Should a bank believe it won’t reach its expected profit rate, customers should be informed in advance. They will usually have the option to close their account and withdraw their money, including any profits already earned. 

The expected profit rate will be advertised as a percentage to enable you to easily compare it against the interest rates on offer from standard, non-Sharia savings accounts.  

What types of Sharia savings accounts are available?
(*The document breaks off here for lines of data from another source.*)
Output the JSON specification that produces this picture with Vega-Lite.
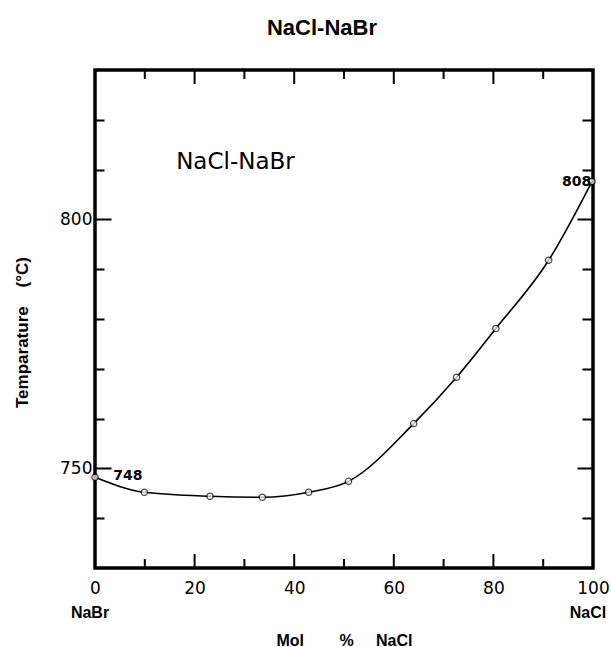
{
  "$schema": "https://vega.github.io/schema/vega-lite/v6.json",
  "width": 498,
  "height": 498,
  "autosize": {"type": "none"},
  "padding": {"left": 95, "top": 70, "right": 18, "bottom": 79},
  "background": "white",
  "title": {"text": "NaCl-NaBr", "font": "Liberation Sans", "fontSize": 22, "fontWeight": "bold", "anchor": "middle", "frame": "group", "dx": -22, "offset": 12, "baseline": "alphabetic", "color": "black"},
  "config": {
    "view": {"stroke": "black", "strokeWidth": 3.5},
    "axis": {"grid": false, "domain": false, "tickColor": "black", "tickWidth": 2, "labelColor": "black", "titleColor": "black"}
  },
  "datasets": {
    "pts": [
      {"x": 0, "y": 748.2},
      {"x": 9.9, "y": 745.2},
      {"x": 23.1, "y": 744.4},
      {"x": 33.6, "y": 744.2},
      {"x": 42.9, "y": 745.2},
      {"x": 50.9, "y": 747.4},
      {"x": 64.0, "y": 759.0},
      {"x": 72.6, "y": 768.3},
      {"x": 80.5, "y": 778.1},
      {"x": 91.1, "y": 791.8},
      {"x": 99.8, "y": 807.6}
    ],
    "ann": [
      {"x": 6.6, "y": 748.4, "label": "748"},
      {"x": 96.7, "y": 807.5, "label": "808"}
    ],
    "inner": [
      {"x": 28.2, "y": 810.2, "label": "NaCl-NaBr"}
    ],
    "ends": [
      {"x": -1, "y": 720, "label": "NaBr"},
      {"x": 99, "y": 720, "label": "NaCl"}
    ],
    "xmajor": [{"x": 20}, {"x": 40}, {"x": 60}, {"x": 80}],
    "xminor": [{"x": 10}, {"x": 30}, {"x": 50}, {"x": 70}, {"x": 90}]
  },
  "resolve": {"axis": {"x": "independent", "y": "independent"}},
  "layer": [
    {
      "data": {"name": "pts"},
      "mark": {"type": "line", "interpolate": "monotone", "color": "black", "strokeWidth": 1.6},
      "encoding": {
        "x": {"field": "x", "type": "quantitative", "scale": {"domain": [0, 100], "nice": false, "zero": false},
          "axis": {"orient": "bottom", "values": [0, 20, 40, 60, 80, 100], "ticks": false, "labelFlush": false, "labelFont": "DejaVu Sans", "labelFontSize": 17, "labelPadding": 12,
            "title": "Mol\u00a0\u00a0\u00a0\u00a0\u00a0\u00a0\u00a0\u00a0%\u00a0\u00a0\u00a0\u00a0\u00a0NaCl", "titleFont": "Liberation Sans", "titleFontSize": 16, "titleFontWeight": "bold", "titleY": 77, "titleBaseline": "alphabetic"}},
        "y": {"field": "y", "type": "quantitative", "scale": {"domain": [730, 830], "nice": false, "zero": false},
          "axis": {"orient": "left", "values": [750, 800], "ticks": false, "labelFont": "DejaVu Sans", "labelFontSize": 17, "labelPadding": 3,
            "title": "Temparature\u00a0\u00a0\u00a0\u00a0(°C)", "titleFont": "Liberation Sans", "titleFontSize": 17, "titleFontWeight": "bold", "titleAngle": -90, "titleX": -73, "titleY": 262, "titleAlign": "center", "titleBaseline": "middle"}}
      }
    },
    {
      "data": {"name": "pts"},
      "mark": {"type": "point", "shape": "circle", "filled": true, "fill": "white", "stroke": "black", "strokeWidth": 1.3, "size": 40},
      "encoding": {
        "x": {"field": "x", "type": "quantitative", "axis": null},
        "y": {"field": "y", "type": "quantitative", "axis": {"orient": "left", "values": [750, 800], "tickSize": -16, "labels": false, "title": null}}
      }
    },
    {
      "data": {"name": "ann"},
      "mark": {"type": "text", "font": "DejaVu Sans", "fontSize": 14, "fontWeight": "bold", "align": "center", "baseline": "middle", "color": "black"},
      "encoding": {
        "x": {"field": "x", "type": "quantitative", "axis": null},
        "y": {"field": "y", "type": "quantitative", "axis": {"orient": "left", "values": [740, 760, 770, 780, 790, 810, 820], "tickSize": -9, "labels": false, "title": null}},
        "text": {"field": "label"}
      }
    },
    {
      "data": {"name": "inner"},
      "mark": {"type": "text", "font": "DejaVu Sans", "fontSize": 23, "align": "center", "baseline": "alphabetic", "color": "black"},
      "encoding": {
        "x": {"field": "x", "type": "quantitative", "axis": null},
        "y": {"field": "y", "type": "quantitative", "axis": {"orient": "right", "values": [750, 800], "tickSize": -16, "labels": false, "title": null}},
        "text": {"field": "label"}
      }
    },
    {
      "data": {"name": "ends"},
      "mark": {"type": "text", "font": "Liberation Sans", "fontSize": 16, "fontWeight": "bold", "align": "center", "baseline": "alphabetic", "color": "black"},
      "encoding": {
        "x": {"field": "x", "type": "quantitative", "axis": null},
        "y": {"field": "y", "type": "quantitative", "axis": {"orient": "right", "values": [740, 760, 770, 780, 790, 810, 820], "tickSize": -11, "labels": false, "title": null}},
        "text": {"field": "label"}
      }
    },
    {
      "data": {"name": "xmajor"},
      "mark": {"type": "rule", "color": "black", "strokeWidth": 2},
      "encoding": {
        "x": {"field": "x", "type": "quantitative", "axis": null},
        "y": {"datum": 730, "type": "quantitative", "axis": null},
        "y2": {"datum": 732.8}
      }
    },
    {
      "data": {"name": "xmajor"},
      "mark": {"type": "rule", "color": "black", "strokeWidth": 2},
      "encoding": {
        "x": {"field": "x", "type": "quantitative", "axis": null},
        "y": {"datum": 830, "type": "quantitative", "axis": null},
        "y2": {"datum": 827.2}
      }
    },
    {
      "data": {"name": "xminor"},
      "mark": {"type": "rule", "color": "black", "strokeWidth": 2},
      "encoding": {
        "x": {"field": "x", "type": "quantitative", "axis": null},
        "y": {"datum": 730, "type": "quantitative", "axis": null},
        "y2": {"datum": 731.8}
      }
    },
    {
      "data": {"name": "xminor"},
      "mark": {"type": "rule", "color": "black", "strokeWidth": 2},
      "encoding": {
        "x": {"field": "x", "type": "quantitative", "axis": null},
        "y": {"datum": 830, "type": "quantitative", "axis": null},
        "y2": {"datum": 828.2}
      }
    }
  ]
}
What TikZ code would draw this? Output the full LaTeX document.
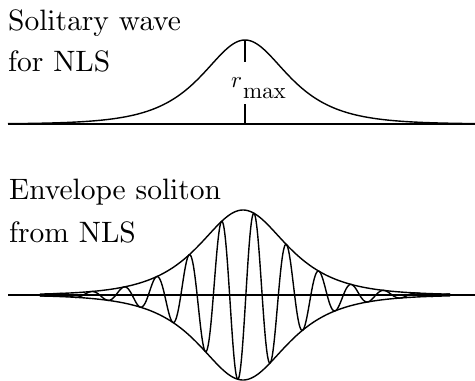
\documentclass[tikz,border=0pt]{standalone}
\font\capfnt=cmr10 at 29.5pt
\font\labrm=cmr10 at 23pt
\font\labmi=cmmi10 at 23pt
\begin{document}
\begin{tikzpicture}[x=1pt,y=-1pt,
  curve/.style={line width=1.4pt,line join=round},
  axisline/.style={line width=1.4pt},
  lbl/.style={font=\capfnt,inner sep=0pt,anchor=base west}]
\useasboundingbox (0,0) rectangle (475,381);
% top panel
\node[lbl] (t1) at (8,30) {Solitary wave};
\node[lbl] (t2) at (8,71) {for NLS};
\coordinate (axL) at (8,124);
\coordinate (axR) at (475,124);
\draw[axisline] (axL) -- (axR);
\draw[curve] plot[domain=8:475,samples=300] (\x,{124-84/cosh((\x-245)/38)});
\coordinate (peak) at (245,40);
\coordinate (ltop) at (245,62);
\coordinate (lbot) at (245,104);
\coordinate (base) at (245,124);
\node[inner sep=0pt,anchor=base west] (rmax) at (231,87) {\labmi r\hspace{1.5pt}\raisebox{-11pt}{\labrm max}};
\draw[axisline] (peak) -- (ltop);
\draw[axisline] (lbot) -- (base);
% bottom panel
\node[lbl] (b1) at (9,199) {Envelope soliton};
\node[lbl] (b2) at (9,242) {from NLS};
\coordinate (bxL) at (8,295);
\coordinate (bxR) at (475,295);
\draw[axisline] (bxL) -- (bxR);
\draw[curve] plot[domain=40:450,samples=300] (\x,{295-85/cosh((\x-243)/39)});
\draw[curve] plot[domain=40:450,samples=300] (\x,{295+85/cosh((\x-243)/39)});
\draw[curve] plot[domain=40:450,samples=900] (\x,{295-85*cos(11.077*(\x-254))/cosh((\x-243)/39)});
\end{tikzpicture}
\end{document}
Similar to other savings accounts, you can choose from a number of different Sharia savings accounts. These include:

  • instant access savings accounts – giving you access to your money whenever you need it
  • notice accounts – requiring you to give up to 120 days’ notice to access your funds, but offering a higher expected profit rate than instant access accounts
  • fixed term deposit accounts – paying the highest expected rate of profit, but you will need to lock your money away for between six months and five years
  • cash ISAs – some banks also offer tax-efficient cash ISAs. In the current 2022/23 tax year, you can pay up to £20,000 into an ISA.

Who can open a Sharia savings account?

Although they are commonly used by Muslims wishing to adhere to Sharia law, anyone can open a Sharia savings account, so long as they meet the standard eligibility criteria. This includes providing proof of identity and of address.

Some of the benefits of opening a Sharia-compliant savings account include that they regularly top the best-buy tables, and they can help you to bank in line with ethical principles.

Are Sharia savings accounts covered by the FSCS?

As long as the Sharia-compliant bank has been authorised by the Financial Conduct Authority (FCA) or the Prudential Regulation Authority (PRA), your money will be protected by the Financial Services Compensation Scheme (FSCS). 

This means that savings of up to £85,000 per person, per banking institution will be covered in the event your bank ceases trading. This level of protection rises to £170,000 for a joint account.